Problem statement » Begin with the first line of the material and copy each line word for word through the line that contains "const GRID = '#d9d9d9';"; the pictures are left out.

Data extract »
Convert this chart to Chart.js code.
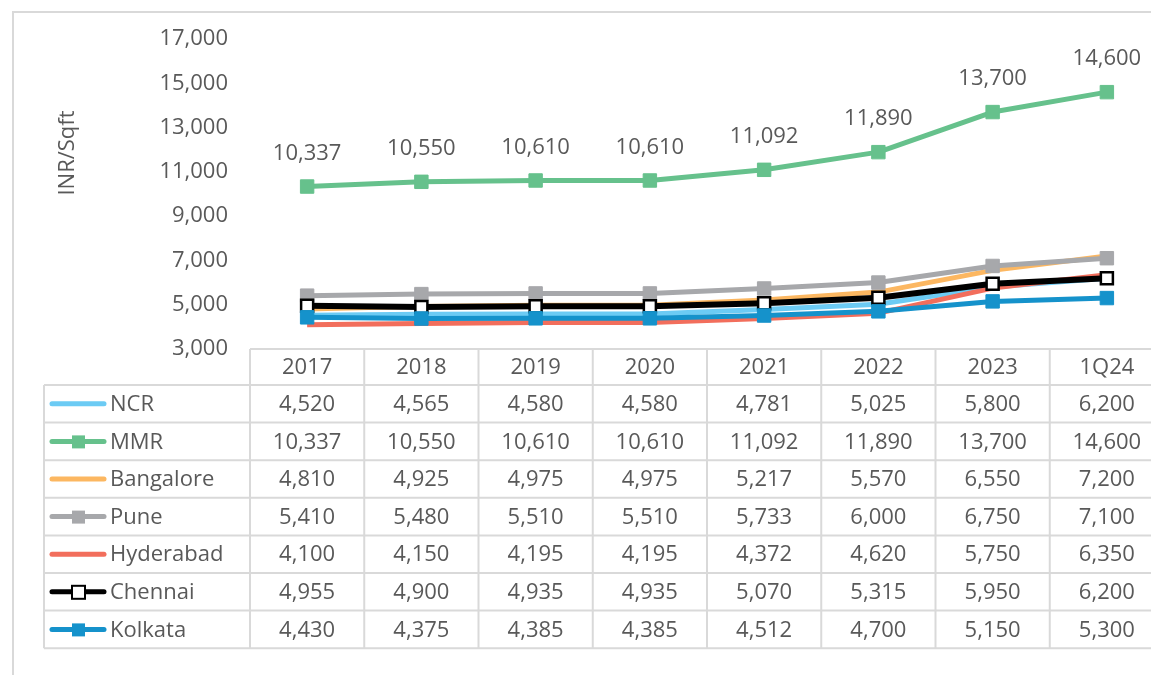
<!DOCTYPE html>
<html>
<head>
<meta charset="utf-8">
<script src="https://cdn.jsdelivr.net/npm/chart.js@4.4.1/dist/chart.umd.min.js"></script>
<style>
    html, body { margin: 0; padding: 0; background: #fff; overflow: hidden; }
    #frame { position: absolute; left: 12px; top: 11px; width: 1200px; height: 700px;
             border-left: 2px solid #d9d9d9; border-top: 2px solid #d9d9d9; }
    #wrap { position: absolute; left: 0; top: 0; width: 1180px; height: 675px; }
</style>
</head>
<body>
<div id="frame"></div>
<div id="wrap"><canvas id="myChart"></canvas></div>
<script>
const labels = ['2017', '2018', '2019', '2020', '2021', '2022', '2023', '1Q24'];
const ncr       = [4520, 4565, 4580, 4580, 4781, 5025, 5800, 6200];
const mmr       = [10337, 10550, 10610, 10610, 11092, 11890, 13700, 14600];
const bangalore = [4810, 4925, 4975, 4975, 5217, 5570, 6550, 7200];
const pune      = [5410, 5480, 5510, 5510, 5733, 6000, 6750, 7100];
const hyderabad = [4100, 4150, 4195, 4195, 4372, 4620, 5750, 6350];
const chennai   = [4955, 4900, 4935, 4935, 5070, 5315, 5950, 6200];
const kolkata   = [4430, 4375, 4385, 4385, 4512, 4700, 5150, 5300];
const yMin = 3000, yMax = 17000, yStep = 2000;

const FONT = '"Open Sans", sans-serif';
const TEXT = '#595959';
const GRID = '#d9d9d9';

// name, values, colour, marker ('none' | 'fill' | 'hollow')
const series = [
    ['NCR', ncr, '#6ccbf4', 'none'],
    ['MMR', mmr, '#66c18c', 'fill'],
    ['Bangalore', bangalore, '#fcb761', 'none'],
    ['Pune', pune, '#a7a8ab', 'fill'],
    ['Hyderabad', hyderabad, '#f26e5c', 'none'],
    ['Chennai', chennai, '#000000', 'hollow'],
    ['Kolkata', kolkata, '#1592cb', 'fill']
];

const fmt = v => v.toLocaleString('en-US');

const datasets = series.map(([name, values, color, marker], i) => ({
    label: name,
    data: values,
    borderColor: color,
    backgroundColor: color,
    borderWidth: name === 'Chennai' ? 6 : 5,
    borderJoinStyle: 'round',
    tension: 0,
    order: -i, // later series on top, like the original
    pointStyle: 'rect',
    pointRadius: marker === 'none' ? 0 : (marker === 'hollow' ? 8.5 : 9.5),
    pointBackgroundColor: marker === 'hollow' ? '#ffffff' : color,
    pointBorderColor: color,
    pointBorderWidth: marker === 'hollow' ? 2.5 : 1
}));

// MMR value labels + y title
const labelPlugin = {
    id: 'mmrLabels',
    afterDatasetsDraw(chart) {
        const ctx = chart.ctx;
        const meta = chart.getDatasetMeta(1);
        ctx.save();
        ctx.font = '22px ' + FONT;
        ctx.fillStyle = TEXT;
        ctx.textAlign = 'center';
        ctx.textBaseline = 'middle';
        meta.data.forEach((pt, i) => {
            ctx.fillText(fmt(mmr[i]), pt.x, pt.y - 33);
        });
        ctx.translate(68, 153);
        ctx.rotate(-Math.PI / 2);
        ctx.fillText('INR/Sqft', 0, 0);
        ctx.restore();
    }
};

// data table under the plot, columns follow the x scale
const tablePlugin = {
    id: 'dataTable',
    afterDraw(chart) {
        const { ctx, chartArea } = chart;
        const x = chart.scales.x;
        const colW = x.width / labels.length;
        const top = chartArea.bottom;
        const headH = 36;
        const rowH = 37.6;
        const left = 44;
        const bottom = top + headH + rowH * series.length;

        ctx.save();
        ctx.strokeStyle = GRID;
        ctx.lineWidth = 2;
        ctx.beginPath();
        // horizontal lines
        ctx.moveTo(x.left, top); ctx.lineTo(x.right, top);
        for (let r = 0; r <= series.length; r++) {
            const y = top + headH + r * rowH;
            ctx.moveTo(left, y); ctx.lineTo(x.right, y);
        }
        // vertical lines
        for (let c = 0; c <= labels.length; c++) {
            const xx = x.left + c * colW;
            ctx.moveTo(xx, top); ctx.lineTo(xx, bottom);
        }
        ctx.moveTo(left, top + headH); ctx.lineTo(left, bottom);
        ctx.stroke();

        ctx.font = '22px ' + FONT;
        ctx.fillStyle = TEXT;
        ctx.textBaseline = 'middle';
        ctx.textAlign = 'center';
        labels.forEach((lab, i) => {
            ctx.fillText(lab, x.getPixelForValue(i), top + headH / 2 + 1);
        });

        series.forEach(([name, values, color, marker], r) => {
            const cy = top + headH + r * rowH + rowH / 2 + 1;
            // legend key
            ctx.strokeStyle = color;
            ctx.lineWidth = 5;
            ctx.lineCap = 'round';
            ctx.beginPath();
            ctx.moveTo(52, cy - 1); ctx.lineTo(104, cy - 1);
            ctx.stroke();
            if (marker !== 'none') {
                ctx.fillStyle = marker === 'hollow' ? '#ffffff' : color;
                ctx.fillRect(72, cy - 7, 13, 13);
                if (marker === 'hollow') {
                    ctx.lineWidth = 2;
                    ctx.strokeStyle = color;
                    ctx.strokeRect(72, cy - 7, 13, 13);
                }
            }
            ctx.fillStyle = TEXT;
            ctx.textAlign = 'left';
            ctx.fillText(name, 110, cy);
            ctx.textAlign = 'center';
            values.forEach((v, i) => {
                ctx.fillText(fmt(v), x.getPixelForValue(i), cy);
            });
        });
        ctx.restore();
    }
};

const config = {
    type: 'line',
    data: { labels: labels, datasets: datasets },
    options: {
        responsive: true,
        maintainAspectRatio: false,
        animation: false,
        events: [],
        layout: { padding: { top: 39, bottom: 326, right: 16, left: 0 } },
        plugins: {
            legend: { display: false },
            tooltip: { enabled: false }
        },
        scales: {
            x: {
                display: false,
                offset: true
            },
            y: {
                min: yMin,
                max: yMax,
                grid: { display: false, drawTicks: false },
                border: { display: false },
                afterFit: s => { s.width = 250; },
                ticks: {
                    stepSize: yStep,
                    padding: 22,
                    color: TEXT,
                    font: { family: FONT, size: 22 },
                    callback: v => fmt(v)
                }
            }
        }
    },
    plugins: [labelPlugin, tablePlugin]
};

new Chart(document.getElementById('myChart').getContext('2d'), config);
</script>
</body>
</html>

Answer to this exercise »
Convert this chart to Chart.js code.
<!DOCTYPE html>
<html>
<head>
<meta charset="utf-8">
<script src="https://cdn.jsdelivr.net/npm/chart.js@4.4.1/dist/chart.umd.min.js"></script>
<style>
    html, body { margin: 0; padding: 0; background: #fff; overflow: hidden; }
    #frame { position: absolute; left: 12px; top: 11px; width: 1200px; height: 700px;
             border-left: 2px solid #d9d9d9; border-top: 2px solid #d9d9d9; }
    #wrap { position: absolute; left: 0; top: 0; width: 1180px; height: 675px; }
</style>
</head>
<body>
<div id="frame"></div>
<div id="wrap"><canvas id="myChart"></canvas></div>
<script>
const labels = ['2017', '2018', '2019', '2020', '2021', '2022', '2023', '1Q24'];
const ncr       = [4520, 4565, 4580, 4580, 4781, 5025, 5800, 6200];
const mmr       = [10337, 10550, 10610, 10610, 11092, 11890, 13700, 14600];
const bangalore = [4810, 4925, 4975, 4975, 5217, 5570, 6550, 7200];
const pune      = [5410, 5480, 5510, 5510, 5733, 6000, 6750, 7100];
const hyderabad = [4100, 4150, 4195, 4195, 4372, 4620, 5750, 6350];
const chennai   = [4955, 4900, 4935, 4935, 5070, 5315, 5950, 6200];
const kolkata   = [4430, 4375, 4385, 4385, 4512, 4700, 5150, 5300];
const yMin = 3000, yMax = 17000, yStep = 2000;

const FONT = '"Open Sans", sans-serif';
const TEXT = '#595959';
const GRID = '#d9d9d9';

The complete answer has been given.